Entries with chart source code:
---
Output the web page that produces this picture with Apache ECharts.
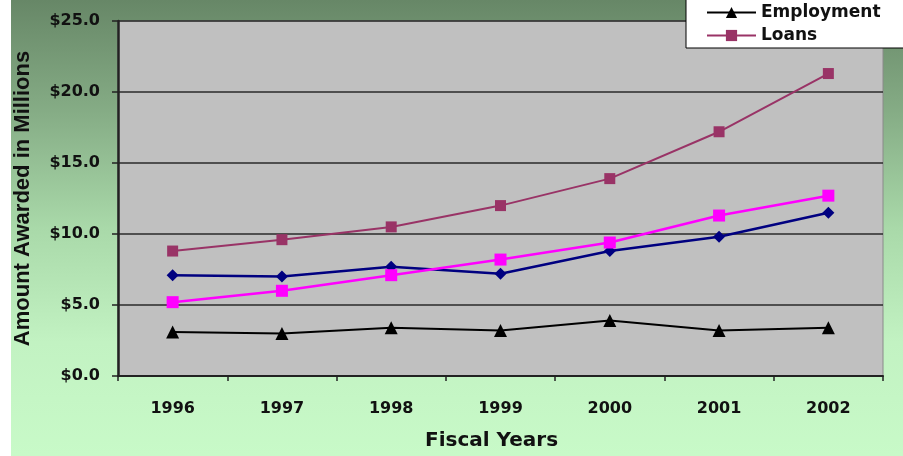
<!DOCTYPE html>
<html>
<head>
<meta charset="utf-8">
<title>Amount Awarded in Millions</title>
<script src="https://cdn.jsdelivr.net/npm/echarts@6/dist/echarts.min.js"></script>
<style>
  html, body { margin: 0; padding: 0; background: #fff; }
  #main { width: 903px; height: 456px; }
</style>
</head>
<body>
<div id="main"></div>
<script>
// 数据
var years = ['1996', '1997', '1998', '1999', '2000', '2001', '2002']
var loans = [8.8, 9.6, 10.5, 12.0, 13.9, 17.2, 21.3]
var seriesBlue = [7.1, 7.0, 7.7, 7.2, 8.8, 9.8, 11.5]
var seriesPink = [5.2, 6.0, 7.1, 8.2, 9.4, 11.3, 12.7]
var employment = [3.1, 3.0, 3.4, 3.2, 3.9, 3.2, 3.4]
var legendNames = ['Employment', 'Loans']

var chart = echarts.init(document.getElementById('main'))

var option = {
  animation: false,
  // 绿色渐变背景
  backgroundColor: {
    type: 'linear', x: 0, y: 0, x2: 0, y2: 1,
    colorStops: [
      { offset: 0, color: '#678767' },
      { offset: 0.25, color: '#86ad86' },
      { offset: 0.5, color: '#a9d9a9' },
      { offset: 0.75, color: '#c2f2c2' },
      { offset: 1, color: '#c8fac8' }
    ]
  },
  graphic: [
    {
      type: 'rect',
      left: 0, top: 0,
      shape: { width: 11, height: 456 },
      style: { fill: '#ffffff' },
      z: 100
    }
  ],
  legend: {
    data: legendNames,
    orient: 'vertical',
    left: 686,
    top: -2,
    padding: [6, 40, 4, 20],
    itemGap: 6,
    itemWidth: 49,
    itemHeight: 14,
    backgroundColor: '#ffffff',
    borderColor: '#000000',
    borderWidth: 1,
    borderRadius: 0,
    textStyle: {
      fontFamily: 'DejaVu Sans',
      fontWeight: 'bold',
      fontSize: 17,
      color: '#111'
    }
  },
  grid: {
    left: 118,
    right: 20,
    top: 21,
    bottom: 77,
    show: true,
    backgroundColor: '#c0c0c0',
    borderColor: '#8a8a8a',
    borderWidth: 1
  },
  xAxis: {
    type: 'category',
    data: years,
    boundaryGap: true,
    name: 'Fiscal Years',
    nameLocation: 'middle',
    nameGap: 55,
    nameTextStyle: {
      fontFamily: 'DejaVu Sans',
      fontWeight: 'bold',
      fontSize: 20,
      color: '#111',
      padding: [0, 18, 0, 0]
    },
    axisLine: { show: true, lineStyle: { color: '#222', width: 2 } },
    axisTick: { show: true, length: 5, lineStyle: { color: '#222', width: 1.5 } },
    axisLabel: {
      margin: 25,
      fontFamily: 'DejaVu Sans',
      fontWeight: 'bold',
      fontSize: 16,
      color: '#111'
    }
  },
  yAxis: {
    type: 'value',
    min: 0,
    max: 25,
    interval: 5,
    name: 'Amount Awarded in Millions',
    nameLocation: 'middle',
    nameRotate: 90,
    nameGap: 84,
    nameTextStyle: {
      fontFamily: 'Liberation Sans',
      fontWeight: 'bold',
      fontSize: 22,
      color: '#111'
    },
    axisLine: { show: true, lineStyle: { color: '#222', width: 2.5 } },
    axisTick: { show: true, length: 6, lineStyle: { color: '#222', width: 1.5 } },
    axisLabel: {
      margin: 18,
      fontFamily: 'DejaVu Sans',
      fontWeight: 'bold',
      fontSize: 16,
      color: '#111',
      formatter: function (v) {
        return '$' + v.toFixed(1)
      }
    },
    splitLine: { show: true, lineStyle: { color: '#2a2a2a', width: 1.5 } }
  },
  series: [
    {
      name: 'Series A',
      type: 'line',
      data: seriesBlue,
      symbol: 'diamond',
      symbolSize: 12,
      lineStyle: { color: '#000080', width: 2.5 },
      itemStyle: { color: '#000080' }
    },
    {
      name: 'Series B',
      type: 'line',
      data: seriesPink,
      symbol: 'rect',
      symbolSize: 12,
      lineStyle: { color: '#ff00ff', width: 2.5 },
      itemStyle: { color: '#ff00ff' }
    },
    {
      name: 'Loans',
      type: 'line',
      data: loans,
      symbol: 'rect',
      symbolSize: 11,
      lineStyle: { color: '#993366', width: 2 },
      itemStyle: { color: '#993366' }
    },
    {
      name: 'Employment',
      type: 'line',
      data: employment,
      symbol: 'triangle',
      symbolSize: 13,
      lineStyle: { color: '#000000', width: 2 },
      itemStyle: { color: '#000000' }
    }
  ]
}

chart.setOption(option)
</script>
</body>
</html>
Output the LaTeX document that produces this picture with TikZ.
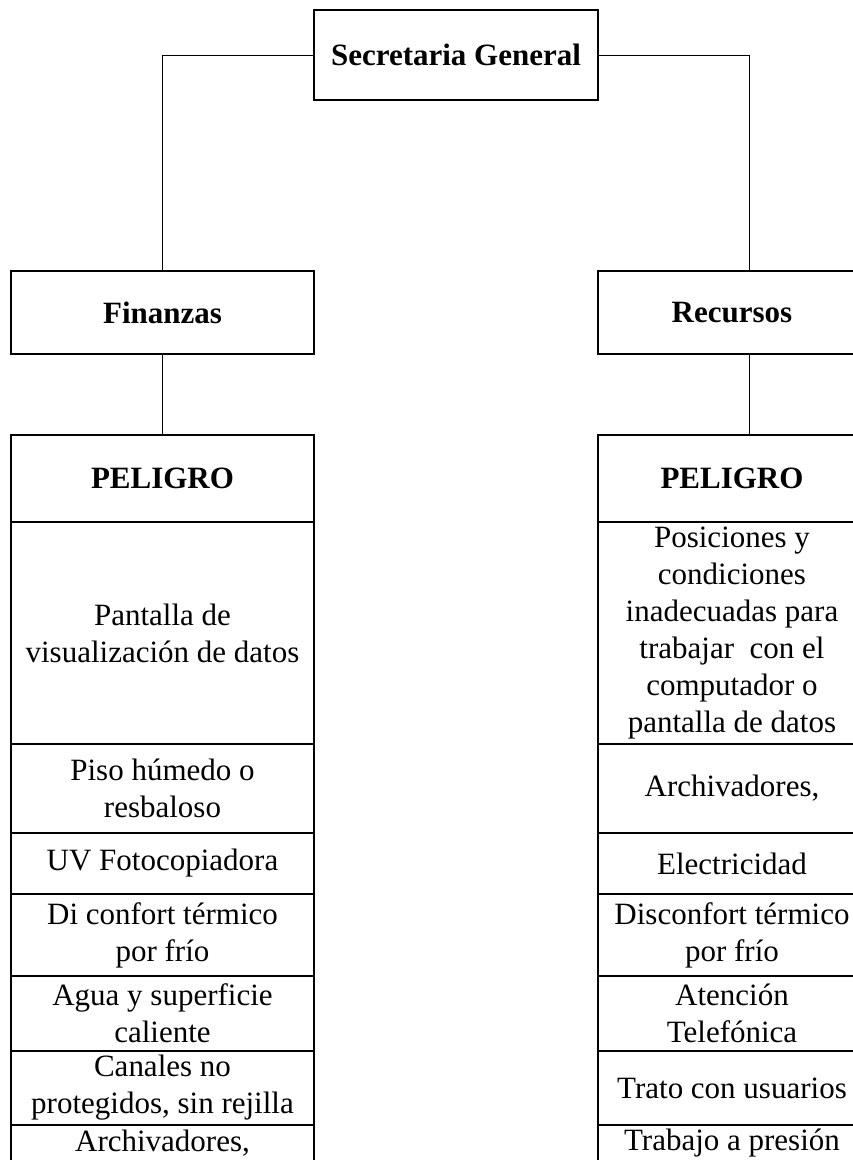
---
▸ **Do this**:
Leave out the pictures and copy every record above exactly.

▸ **Exercise solution**:
Output the web page that produces this picture with Apache ECharts.
<!DOCTYPE html>
<html>
<head>
<meta charset="utf-8">
<title>Amount Awarded in Millions</title>
<script src="https://cdn.jsdelivr.net/npm/echarts@6/dist/echarts.min.js"></script>
<style>
  html, body { margin: 0; padding: 0; background: #fff; }
  #main { width: 903px; height: 456px; }
</style>
</head>
<body>
<div id="main"></div>
<script>
// 数据
var years = ['1996', '1997', '1998', '1999', '2000', '2001', '2002']
var loans = [8.8, 9.6, 10.5, 12.0, 13.9, 17.2, 21.3]
var seriesBlue = [7.1, 7.0, 7.7, 7.2, 8.8, 9.8, 11.5]
var seriesPink = [5.2, 6.0, 7.1, 8.2, 9.4, 11.3, 12.7]
var employment = [3.1, 3.0, 3.4, 3.2, 3.9, 3.2, 3.4]
var legendNames = ['Employment', 'Loans']

var chart = echarts.init(document.getElementById('main'))

var option = {
  animation: false,
  // 绿色渐变背景
  backgroundColor: {
    type: 'linear', x: 0, y: 0, x2: 0, y2: 1,
    colorStops: [
      { offset: 0, color: '#678767' },
      { offset: 0.25, color: '#86ad86' },
      { offset: 0.5, color: '#a9d9a9' },
      { offset: 0.75, color: '#c2f2c2' },
      { offset: 1, color: '#c8fac8' }
    ]
  },
  graphic: [
    {
      type: 'rect',
      left: 0, top: 0,
      shape: { width: 11, height: 456 },
      style: { fill: '#ffffff' },
      z: 100
    }
  ],
  legend: {
    data: legendNames,
    orient: 'vertical',
    left: 686,
    top: -2,
    padding: [6, 40, 4, 20],
    itemGap: 6,
    itemWidth: 49,
    itemHeight: 14,
    backgroundColor: '#ffffff',
    borderColor: '#000000',
    borderWidth: 1,
    borderRadius: 0,
    textStyle: {
      fontFamily: 'DejaVu Sans',
      fontWeight: 'bold',
      fontSize: 17,
      color: '#111'
    }
  },
  grid: {
    left: 118,
    right: 20,
    top: 21,
    bottom: 77,
    show: true,
    backgroundColor: '#c0c0c0',
    borderColor: '#8a8a8a',
    borderWidth: 1
  },
  xAxis: {
    type: 'category',
    data: years,
    boundaryGap: true,
    name: 'Fiscal Years',
    nameLocation: 'middle',
    nameGap: 55,
    nameTextStyle: {
      fontFamily: 'DejaVu Sans',
      fontWeight: 'bold',
      fontSize: 20,
      color: '#111',
      padding: [0, 18, 0, 0]
    },
    axisLine: { show: true, lineStyle: { color: '#222', width: 2 } },
    axisTick: { show: true, length: 5, lineStyle: { color: '#222', width: 1.5 } },
    axisLabel: {
      margin: 25,
      fontFamily: 'DejaVu Sans',
      fontWeight: 'bold',
      fontSize: 16,
      color: '#111'
    }
  },
  yAxis: {
    type: 'value',
    min: 0,
    max: 25,
    interval: 5,
    name: 'Amount Awarded in Millions',
    nameLocation: 'middle',
    nameRotate: 90,
    nameGap: 84,
    nameTextStyle: {
      fontFamily: 'Liberation Sans',
      fontWeight: 'bold',
      fontSize: 22,
      color: '#111'
    },
    axisLine: { show: true, lineStyle: { color: '#222', width: 2.5 } },
    axisTick: { show: true, length: 6, lineStyle: { color: '#222', width: 1.5 } },
    axisLabel: {
      margin: 18,
      fontFamily: 'DejaVu Sans',
      fontWeight: 'bold',
      fontSize: 16,
      color: '#111',
      formatter: function (v) {
        return '$' + v.toFixed(1)
      }
    },
    splitLine: { show: true, lineStyle: { color: '#2a2a2a', width: 1.5 } }
  },
  series: [
    {
      name: 'Series A',
      type: 'line',
      data: seriesBlue,
      symbol: 'diamond',
      symbolSize: 12,
      lineStyle: { color: '#000080', width: 2.5 },
      itemStyle: { color: '#000080' }
    },
    {
      name: 'Series B',
      type: 'line',
      data: seriesPink,
      symbol: 'rect',
      symbolSize: 12,
      lineStyle: { color: '#ff00ff', width: 2.5 },
      itemStyle: { color: '#ff00ff' }
    },
    {
      name: 'Loans',
      type: 'line',
      data: loans,
      symbol: 'rect',
      symbolSize: 11,
      lineStyle: { color: '#993366', width: 2 },
      itemStyle: { color: '#993366' }
    },
    {
      name: 'Employment',
      type: 'line',
      data: employment,
      symbol: 'triangle',
      symbolSize: 13,
      lineStyle: { color: '#000000', width: 2 },
      itemStyle: { color: '#000000' }
    }
  ]
}

chart.setOption(option)
</script>
</body>
</html>
Output the LaTeX document that produces this picture with TikZ.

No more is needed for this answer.